2. Subnet Mask Rigidity and Classful Addressing Remnants
While Classless Inter-Domain Routing (CIDR) has largely replaced the older classful addressing system (Class A, B, C), the concept of a subnet mask remains. A subnet mask is a 32-bit number used to divide an IP address into a network address and a host address. The limitation here lies in the fixed length of the IPv4 address (32 bits). When you subnet, you "borrow" bits from the host portion to create subnet bits. This borrowing is constrained by the total 32 bits. Consequently, even with Variable Length Subnetting (VLSM), you can only divide the available host bits so many times before you run out of addressable hosts within a given IP block, or conversely, you might create subnets that are too large or too small for the actual need.

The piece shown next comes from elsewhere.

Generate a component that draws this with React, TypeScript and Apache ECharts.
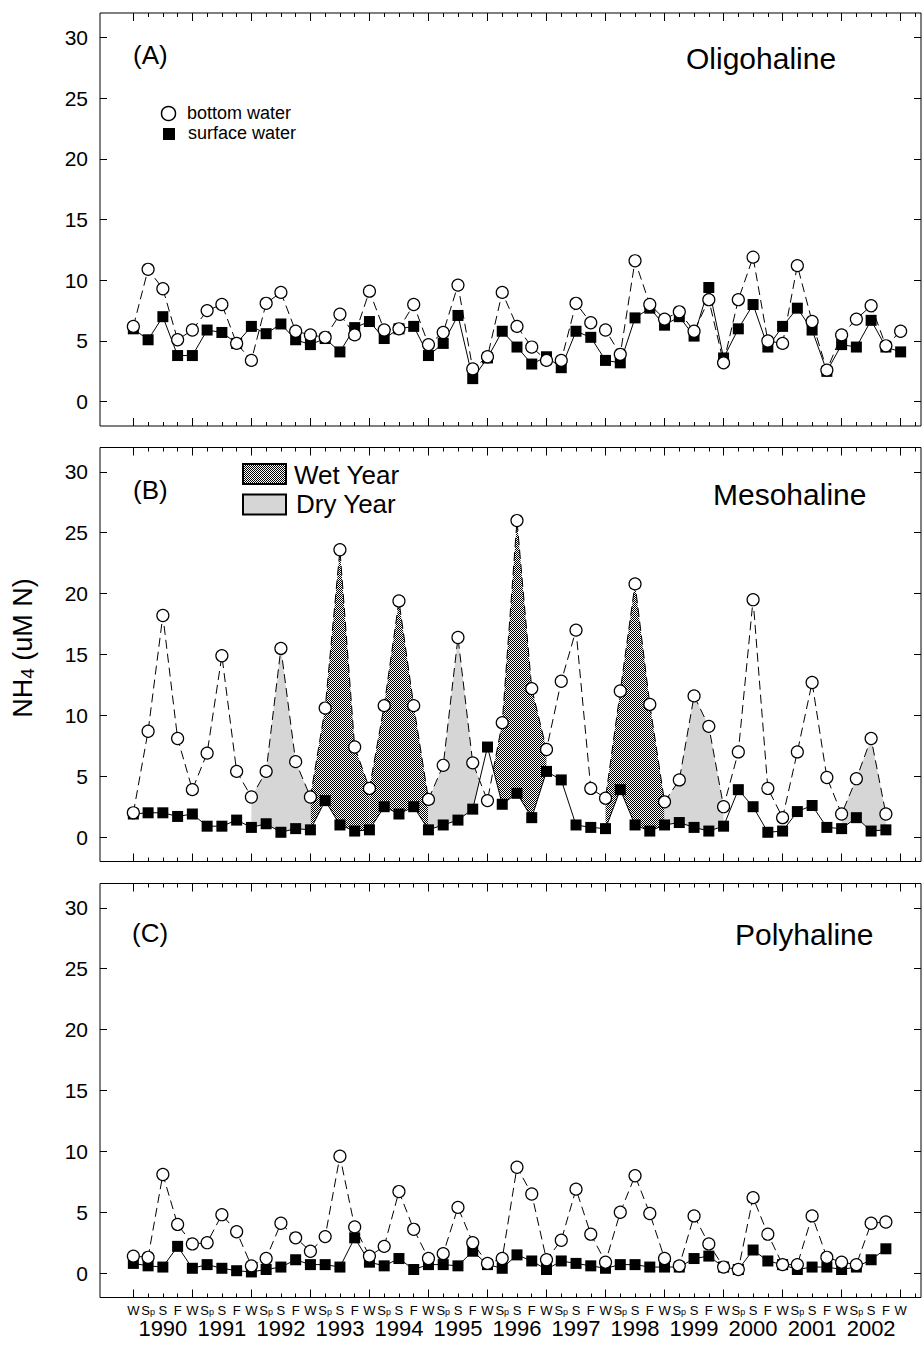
import React, { useEffect, useRef } from 'react';
import * as echarts from 'echarts';

// ---------- data ----------
const SEASONS = ['W', 'S{p|p}', 'S', 'F'];
const YEARS = [1990, 1991, 1992, 1993, 1994, 1995, 1996, 1997, 1998, 1999, 2000, 2001, 2002];
const Y_TICKS = [0, 5, 10, 15, 20, 25, 30];

// Oligohaline (A) – seasonal, W 1990 ... W 2003
const oligoBottom = [
  6.2, 10.9, 9.3, 5.1, 5.9, 7.5, 8.0, 4.8, 3.4, 8.1, 9.0, 5.8, 5.5, 5.3, 7.2, 5.5,
  9.1, 5.9, 6.0, 8.0, 4.7, 5.7, 9.6, 2.7, 3.7, 9.0, 6.2, 4.5, 3.4, 3.4, 8.1, 6.5,
  5.9, 3.9, 11.6, 8.0, 6.8, 7.4, 5.8, 8.4, 3.2, 8.4, 11.9, 5.0, 4.8, 11.2, 6.6, 2.6,
  5.5, 6.8, 7.9, 4.6, 5.8,
];
const oligoSurface = [
  6.0, 5.1, 7.0, 3.8, 3.8, 5.9, 5.7, 4.8, 6.2, 5.6, 6.4, 5.1, 4.7, 5.2, 4.1, 6.1,
  6.6, 5.2, 6.0, 6.2, 3.8, 4.8, 7.1, 1.9, 3.6, 5.8, 4.5, 3.1, 3.7, 2.8, 5.8, 5.3,
  3.4, 3.2, 6.9, 7.7, 6.3, 7.0, 5.4, 9.4, 3.6, 6.0, 8.0, 4.5, 6.2, 7.7, 5.9, 2.5,
  4.7, 4.5, 6.7, 4.5, 4.1,
];

// Mesohaline (B) – W 1990 ... F 2002
const mesoBottom = [
  2.0, 8.7, 18.2, 8.1, 3.9, 6.9, 14.9, 5.4, 3.3, 5.4, 15.5, 6.2, 3.3, 10.6, 23.6, 7.4,
  4.0, 10.8, 19.4, 10.8, 3.1, 5.9, 16.4, 6.1, 3.0, 9.4, 26.0, 12.2, 7.2, 12.8, 17.0, 4.0,
  3.2, 12.0, 20.8, 10.9, 2.9, 4.7, 11.6, 9.1, 2.5, 7.0, 19.5, 4.0, 1.6, 7.0, 12.7, 4.9,
  1.9, 4.8, 8.1, 1.9,
];
const mesoSurface = [
  1.9, 2.0, 2.0, 1.7, 1.9, 0.9, 0.9, 1.4, 0.8, 1.1, 0.4, 0.7, 0.6, 3.0, 1.0, 0.5,
  0.6, 2.5, 1.9, 2.5, 0.6, 1.0, 1.4, 2.3, 7.4, 2.7, 3.6, 1.6, 5.4, 4.7, 1.0, 0.8,
  0.7, 3.9, 1.0, 0.5, 1.0, 1.2, 0.8, 0.5, 0.9, 3.9, 2.5, 0.4, 0.5, 2.1, 2.6, 0.8,
  0.7, 1.6, 0.5, 0.6,
];

// Polyhaline (C) – W 1990 ... F 2002
const polyBottom = [
  1.4, 1.3, 8.1, 4.0, 2.4, 2.5, 4.8, 3.4, 0.6, 1.2, 4.1, 2.9, 1.8, 3.0, 9.6, 3.8,
  1.4, 2.2, 6.7, 3.6, 1.2, 1.6, 5.4, 2.5, 0.8, 1.2, 8.7, 6.5, 1.1, 2.7, 6.9, 3.2,
  0.9, 5.0, 8.0, 4.9, 1.2, 0.6, 4.7, 2.4, 0.5, 0.3, 6.2, 3.2, 0.7, 0.7, 4.7, 1.3,
  0.9, 0.7, 4.1, 4.2,
];
const polySurface = [
  0.8, 0.6, 0.5, 2.2, 0.4, 0.7, 0.4, 0.2, 0.1, 0.3, 0.5, 1.1, 0.7, 0.7, 0.5, 2.9,
  0.9, 0.6, 1.2, 0.3, 0.7, 0.7, 0.6, 1.8, 0.7, 0.4, 1.5, 1.0, 0.3, 1.0, 0.8, 0.6,
  0.4, 0.7, 0.7, 0.5, 0.5, 0.5, 1.2, 1.4, 0.5, 0.3, 1.9, 1.0, 0.7, 0.3, 0.5, 0.5,
  0.3, 0.5, 1.1, 2.0,
];

const wetYears = [1993, 1994, 1996, 1998];
const dryYears = [1992, 1995, 1999, 2002];

const PANELS = [
  { tag: '(A)', name: 'Oligohaline', bottom: oligoBottom, surface: oligoSurface },
  { tag: '(B)', name: 'Mesohaline', bottom: mesoBottom, surface: mesoSurface },
  { tag: '(C)', name: 'Polyhaline', bottom: polyBottom, surface: polySurface },
];

// ---------- layout / style ----------
const FONT = '"Liberation Sans", Arial, Helvetica, sans-serif';
const GRID_RECTS = [
  { top: 13, height: 413 },
  { top: 447.5, height: 414 },
  { top: 883.5, height: 414 },
];
const X_MIN = -2.26;
const X_MAX = 53.38;
const DRY_GRAY = '#d6d6d6';

export default function App() {
  const ref = useRef<HTMLDivElement>(null);

  useEffect(() => {
    document.body.style.margin = '0';
    if (!ref.current) return;
    const chart = echarts.init(ref.current, null, { renderer: 'svg' });

    const tile = document.createElement('canvas');
    tile.width = 2;
    tile.height = 2;
    const ctx = tile.getContext('2d')!;
    ctx.fillStyle = '#ffffff';
    ctx.fillRect(0, 0, 2, 2);
    ctx.fillStyle = '#000000';
    ctx.fillRect(0, 0, 1, 1);
    ctx.fillRect(1, 1, 1, 1);
    const wetFill: any = { image: tile, repeat: 'repeat', imageWidth: 2, imageHeight: 2 };

    const nSeasons = YEARS.length * 4; // 52
    const minorTicks: number[] = [];
    for (let i = 0; i <= nSeasons + 1; i++) minorTicks.push(i);
    const majorTicks: number[] = YEARS.map((_, k) => k * 4).concat([nSeasons]);
    const seasonLabelPos: number[] = [];
    for (let i = 0; i <= nSeasons; i++) seasonLabelPos.push(i);
    const yearLabelPos = YEARS.map((_, k) => k * 4 + 2);

    const grids: any[] = [];
    const xAxes: any[] = [];
    const yAxes: any[] = [];
    const series: any[] = [];
    const noLine = { show: false, onZero: false };

    PANELS.forEach((p, pi) => {
      const r = GRID_RECTS[pi];
      const last = pi === PANELS.length - 1;
      grids.push({
        left: 100, right: 1, top: r.top, height: r.height,
        show: true, borderColor: '#000', borderWidth: 1, backgroundColor: '#fff',
        outerBoundsMode: 'none',
      });
      grids.push({
        left: 100, right: 1, top: r.top, height: r.height, show: false,
        outerBoundsMode: 'none',
      });
      const gMain = pi * 2;
      const gTick = pi * 2 + 1;
      const xBase = {
        type: 'value', min: X_MIN, max: X_MAX,
        axisLine: noLine, splitLine: { show: false },
      };
      const tickStyle = { color: '#000', width: 1 };
      // minor ticks (each season)
      xAxes.push({
        ...xBase, gridIndex: gMain, position: 'bottom',
        axisTick: { show: true, inside: true, length: 4, customValues: minorTicks, lineStyle: tickStyle },
        axisLabel: last
          ? {
              show: true, customValues: seasonLabelPos, margin: 6,
              formatter: (v: number) => SEASONS[Math.round(v) % 4],
              color: '#000', fontSize: 13, fontFamily: FONT, lineHeight: 13,
              rich: { p: { fontSize: 9, color: '#000', fontFamily: FONT, verticalAlign: 'bottom', lineHeight: 10 } },
            }
          : { show: false },
      });
      xAxes.push({
        ...xBase, gridIndex: gMain, position: 'top',
        axisTick: { show: true, inside: true, length: 4, customValues: minorTicks, lineStyle: tickStyle },
        axisLabel: { show: false },
      });
      // major ticks (each year)
      xAxes.push({
        ...xBase, gridIndex: gTick, position: 'bottom',
        axisTick: { show: true, inside: true, length: 8, customValues: majorTicks, lineStyle: tickStyle },
        axisLabel: last
          ? {
              show: true, customValues: yearLabelPos, margin: 21,
              formatter: (v: number) => String(YEARS[Math.round((v - 2) / 4)]),
              color: '#000', fontSize: 22, fontFamily: FONT, lineHeight: 20,
            }
          : { show: false },
      });
      xAxes.push({
        ...xBase, gridIndex: gTick, position: 'top',
        axisTick: { show: true, inside: true, length: 8, customValues: majorTicks, lineStyle: tickStyle },
        axisLabel: { show: false },
      });

      const yBase = {
        type: 'value', min: -2, max: 32, gridIndex: gMain,
        axisLine: noLine, splitLine: { show: false },
        axisTick: { show: true, inside: true, length: 7, customValues: Y_TICKS, lineStyle: tickStyle },
      };
      yAxes.push({
        ...yBase, position: 'left',
        axisLabel: { show: true, customValues: Y_TICKS, margin: 12, color: '#000', fontSize: 21, fontFamily: FONT },
      });
      yAxes.push({ ...yBase, position: 'right', axisLabel: { show: false } });
      yAxes.push({ type: 'value', gridIndex: gTick, show: false, min: -2, max: 32, axisLine: noLine });

      const xi = pi * 4;
      const yi = pi * 3;
      series.push({
        type: 'line', name: 'surface water', xAxisIndex: xi, yAxisIndex: yi, z: 3,
        data: p.surface.map((v, i) => [i, v]),
        symbol: 'rect', symbolSize: 11, showAllSymbol: true,
        itemStyle: { color: '#000' },
        lineStyle: { color: '#000', width: 1 },
      });
      series.push({
        type: 'line', name: 'bottom water', xAxisIndex: xi, yAxisIndex: yi, z: 4,
        data: p.bottom.map((v, i) => [i, v]),
        symbol: 'circle', symbolSize: 12, showAllSymbol: true,
        itemStyle: { color: '#fff', borderColor: '#000', borderWidth: 1.2 },
        lineStyle: { color: '#000', width: 1, type: [9, 5] },
      });
    });

    // wet / dry year shading between bottom and surface water (Mesohaline)
    const fillItems = wetYears.map((y) => [(y - YEARS[0]) * 4, 0])
      .concat(dryYears.map((y) => [(y - YEARS[0]) * 4, 1]));
    series.push({
      type: 'custom', xAxisIndex: 4, yAxisIndex: 3, z: 2, silent: true,
      data: fillItems,
      renderItem: (params: any, api: any) => {
        const start = api.value(0);
        const kind = api.value(1);
        const b = mesoBottom;
        const s = mesoSurface;
        const end = Math.min(start + 4, b.length - 1);
        const upper: number[][] = [];
        const lower: number[][] = [];
        for (let j = start; j <= end; j++) {
          upper.push([j, Math.max(b[j], s[j])]);
          lower.push([j, s[j]]);
          if (j < end) {
            const d0 = b[j] - s[j];
            const d1 = b[j + 1] - s[j + 1];
            if (d0 * d1 < 0) {
              const t = d0 / (d0 - d1);
              const pt = [j + t, s[j] + t * (s[j + 1] - s[j])];
              upper.push(pt);
              lower.push(pt);
            }
          }
        }
        const pts = upper.concat(lower.reverse()).map((q) => api.coord(q));
        return {
          type: 'polygon',
          shape: { points: pts },
          style: { fill: kind === 0 ? wetFill : DRY_GRAY, stroke: null },
        };
      },
    });

    const txt = (x: number, y: number, text: string, fontSize: number, extra: any = {}) => ({
      type: 'text', x, y, z: 100,
      style: { text, fontSize, fontFamily: FONT, fill: '#000', align: 'left', verticalAlign: 'middle', ...extra },
    });

    const graphic: any[] = [
      txt(133, 55, PANELS[0].tag, 26),
      txt(133, 490, PANELS[1].tag, 26),
      txt(132, 933, PANELS[2].tag, 26),
      txt(686, 58, PANELS[0].name, 30),
      txt(713, 494, PANELS[1].name, 30),
      txt(735, 934, PANELS[2].name, 30),
      // legend A
      { type: 'circle', z: 100, shape: { cx: 168.5, cy: 113.5, r: 7 }, style: { fill: '#fff', stroke: '#000', lineWidth: 1.5 } },
      txt(187, 113, 'bottom water', 18),
      { type: 'rect', z: 100, shape: { x: 163, y: 128, width: 12, height: 12 }, style: { fill: '#000' } },
      txt(188, 133, 'surface water', 18),
      // legend B
      { type: 'rect', z: 100, shape: { x: 243, y: 464, width: 43, height: 20 }, style: { fill: wetFill, stroke: '#000', lineWidth: 2 } },
      txt(294, 474.5, 'Wet Year', 26),
      { type: 'rect', z: 100, shape: { x: 243, y: 494.5, width: 43, height: 20 }, style: { fill: DRY_GRAY, stroke: '#000', lineWidth: 2 } },
      txt(296, 503.5, 'Dry Year', 26),
      // y-axis title
      {
        type: 'text', x: 23, y: 648, rotation: Math.PI / 2, z: 100,
        style: {
          text: 'NH{sub|4} (uM N)', fontSize: 27, fontFamily: FONT, fill: '#000',
          align: 'center', verticalAlign: 'middle',
          rich: {
            sub: { fontSize: 19, fontFamily: FONT, fill: '#000', verticalAlign: 'bottom' },
          },
        },
      },
    ];

    chart.setOption({
      animation: false,
      backgroundColor: '#fff',
      grid: grids,
      xAxis: xAxes,
      yAxis: yAxes,
      series,
      graphic,
    });

    return () => chart.dispose();
  }, []);

  return <div ref={ref} style={{ width: 922, height: 1347, background: '#fff' }} />;
}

Consider a Class C network (192.168.1.0/24). This provides 254 usable host addresses. If you need to create 30 subnets, each with at least 5 hosts, you'd use the ipv4-subnet tool to calculate the necessary subnet mask. For instance, a /27 mask (255.255.255.224) would yield 32 subnets, each with 30 usable host addresses. This is efficient. However, if you had a very large organization needing thousands of small subnets, you might quickly exhaust the possibilities within a single /16 or /8 block, forcing the allocation of multiple, potentially larger, IP blocks. The binary nature of subnet masks means you can't create arbitrary subnet sizes; you must adhere to powers of 2 for host counts.
3. Broadcast Domain Size and Network Performance
One of the primary benefits of subnetting is the reduction of broadcast domains. A broadcast domain is a network segment where a broadcast message sent by one host is received by all other hosts within that segment. Without subnetting, a large network would have a single, massive broadcast domain. In such a scenario, every device would receive every broadcast, regardless of whether it was intended for them. This leads to:
- Increased Network Traffic: Broadcasts consume bandwidth. A large broadcast domain means more wasted bandwidth.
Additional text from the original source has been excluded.